Skip to content

search in title vs body, extraction of video links, find places and sources at a location, ...

Compare
Choose a tag to compare
@gregorleban gregorleban released this 21 Aug 14:25
· 64 commits to master since this release

Added

  • QueryArticles and QueryArticlesIter now support additional constructor argument keywordsLoc which allows users to specify where should the keywords provided using keywords occur. Default is body (the keywords should be mentioned in the body of the article), other valid options are title (should be mentioned in the article's title) or title,body (should be mentioned anywhere in the article).
  • QueryArticles and QueryArticlesIter: same as keywordsLoc determines keyword location for keywords, an ignoreKeywordsLoc parameter can also be specified for determining the location of the keywords to ignore, which are determined by ignoreKeywords parameter.
  • When using the advanced query language, you can now also specify keywordLoc parameter in the BaseQuery.
  • added EventRegistry.suggestLocationsAtCoordinate() method which returns geographic places near the given geo locations
  • added EventRegistry.suggestSourcesAtCoordinate() method which returns the list of news sources that are close to the given geographic location
  • added EventRegistry.suggestSourcesAtPlace() method that can return a list of news sources that we are crawling at the specified place or country. The input argument has to be a location URI obtained by calling EventRegistry.getLocationUri().
  • added EventRegistry.getUrl() method which for a given query object returns the url that can be used to make a direct HTTP request.
  • added videos property to Article data model.
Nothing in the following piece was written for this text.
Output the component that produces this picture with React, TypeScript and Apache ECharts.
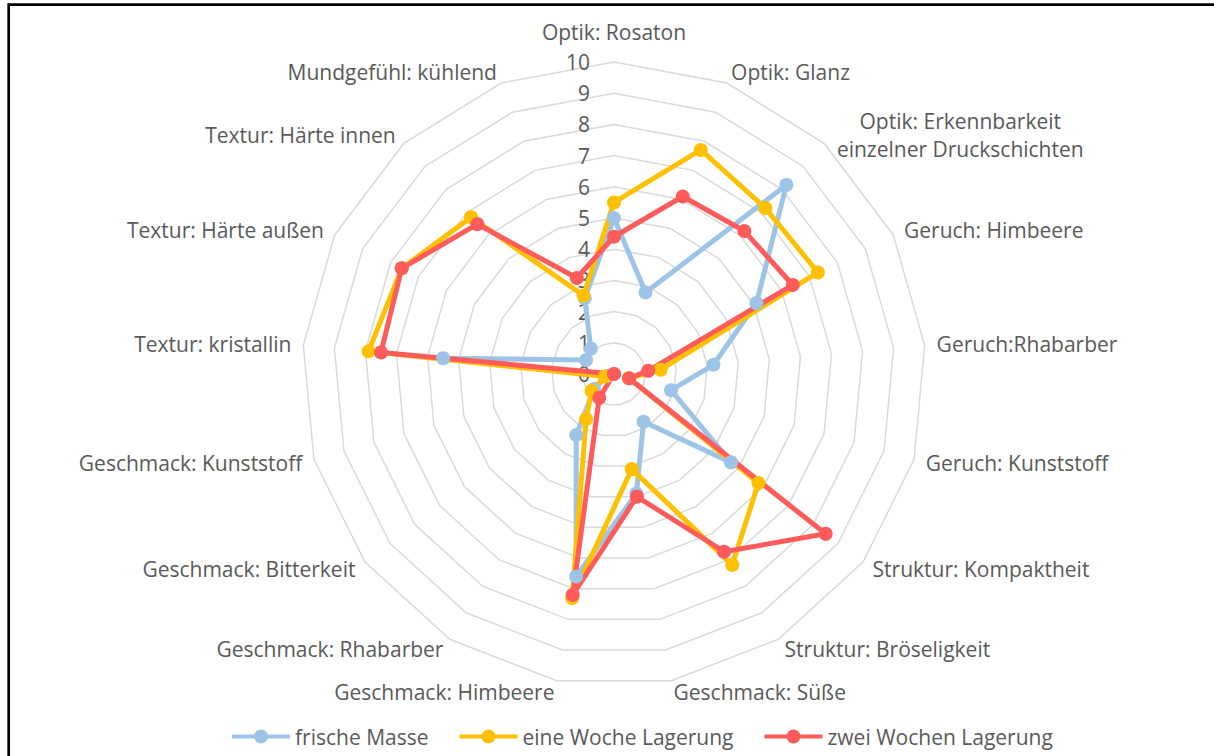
import React, { useEffect, useRef } from "react";
import * as echarts from "echarts";

// Indicators in clockwise order starting at the top
const indicatorNames = [
  "Optik: Rosaton",
  "Optik: Glanz",
  "Optik: Erkennbarkeit\neinzelner Druckschichten",
  "Geruch: Himbeere",
  "Geruch:Rhabarber",
  "Geruch: Kunststoff",
  "Struktur: Kompaktheit",
  "Struktur: Bröseligkeit",
  "Geschmack: Süße",
  "Geschmack: Himbeere",
  "Geschmack: Rhabarber",
  "Geschmack: Bitterkeit",
  "Geschmack: Kunststoff",
  "Textur: kristallin",
  "Textur: Härte außen",
  "Textur: Härte innen",
  "Mundgefühl: kühlend",
];

const axisMin = 0;
const axisMax = 10;

const seriesNames = ["frische Masse", "eine Woche Lagerung", "zwei Wochen Lagerung"];

const frischeMasse = [5.0, 2.8, 8.2, 5.1, 3.2, 1.9, 4.7, 1.8, 3.9, 6.6, 2.3, 0.8, 0.2, 5.5, 1.0, 1.1, 2.6];
const eineWoche = [5.5, 7.7, 7.2, 7.3, 1.5, 0.5, 5.8, 7.2, 3.1, 7.3, 1.7, 0.9, 0.3, 7.9, 7.6, 6.8, 2.7];
const zweiWochen = [4.4, 6.1, 6.2, 6.4, 1.1, 0.5, 8.5, 6.7, 4.0, 7.2, 0.9, 0.0, 0.0, 7.5, 7.6, 6.5, 3.3];

const seriesColors = ["#9dc3e6", "#ffc000", "#ff5b5b"];

// ECharts radar runs counter-clockwise, so reverse everything after the first axis
const order = [0, ...Array.from({ length: indicatorNames.length - 1 }, (_, i) => indicatorNames.length - 1 - i)];
const reorder = (arr: number[]) => order.map((i) => arr[i]);

const legendIcon =
  "path://M0,5 L58,5 L58,9 L0,9 Z M22,7 A7,7 0 1,1 36,7 A7,7 0 1,1 22,7 Z";

export default function App() {
  const ref = useRef<HTMLDivElement>(null);

  useEffect(() => {
    if (!ref.current) return;
    const chart = echarts.init(ref.current, null, { renderer: "svg" });
    const textColor = "#595959";
    const fontSize = 21;
    const allValues = [frischeMasse, eineWoche, zweiWochen];

    const indicatorExtras = (idx: number): Record<string, unknown> => {
      if (idx === 0) {
        return {
          nameGap: 20,
          axisLabel: {
            show: true,
            color: textColor,
            fontSize,
            fontFamily: "Open Sans",
            margin: 24,
          },
        };
      }
      if (idx === 2) {
        return {
          nameTextStyle: { align: "center", lineHeight: 28, padding: [0, 0, 0, 256] },
        };
      }
      return {};
    };

    chart.setOption({
      animation: false,
      backgroundColor: "#ffffff",
      textStyle: { fontFamily: "Open Sans" },
      graphic: [
        {
          type: "rect",
          silent: true,
          shape: { x: 8.7, y: 4.7, width: 1230, height: 800 },
          style: { fill: "none", stroke: "#000000", lineWidth: 2.7 },
        },
      ],
      legend: {
        left: 227,
        top: 721,
        itemWidth: 58,
        itemHeight: 14,
        itemGap: 31,
        textStyle: { fontSize, color: textColor, fontFamily: "Open Sans" },
        data: seriesNames.map((n) => ({ name: n, icon: legendIcon })),
      },
      radar: {
        center: [614, 374],
        radius: 312,
        startAngle: 90,
        splitNumber: 10,
        shape: "polygon",
        nameGap: 12,
        axisName: { color: textColor, fontSize, fontFamily: "Open Sans" },
        splitLine: { lineStyle: { color: "#d9d9d9", width: 1.5 } },
        splitArea: { show: false },
        axisLine: { show: false },
        axisTick: { show: false },
        axisLabel: { show: false },
        indicator: order.map((idx) => ({
          name: indicatorNames[idx],
          min: axisMin,
          max: axisMax,
          ...indicatorExtras(idx),
        })),
      },
      series: [
        {
          type: "radar",
          symbol: "circle",
          symbolSize: 14,
          lineStyle: { width: 5 },
          data: seriesNames.map((name, s) => ({
            name,
            value: reorder(allValues[s]),
            itemStyle: { color: seriesColors[s] },
            lineStyle: { color: seriesColors[s], width: 5 },
          })),
        },
      ],
    });

    return () => {
      chart.dispose();
    };
  }, []);

  return (
    <div
      ref={ref}
      style={{ position: "fixed", left: 0, top: 0, width: 1214, height: 756 }}
    />
  );
}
When one or more videos were identified in an article you can retrieve them by setting video=True flag in ArticleInfoFlags.
  • added category weights to articles. Our models currently produce weights for each of the categories associated with an article. The weights are in range 1 to 100. The weights were present even before, but their value was always 100.

Changed

  • When querying for articles, we now by default return full article body. Previously we returned 300 characters by default.
  • ArticleMapper.getArticleUri() now returns None or string, no longer a list. We no longer store multiple versions of the articles with the same url.
  • we've changed the order of parameters in ArticleInfoFlags. In case you didn't set parameter values by name, then check if it matches the desired properties. The change was done to reflect importance and usability of individual parameters.

Removed

  • EventRegistry.getArticleUris() no longer accepts parameter includeAllVersions.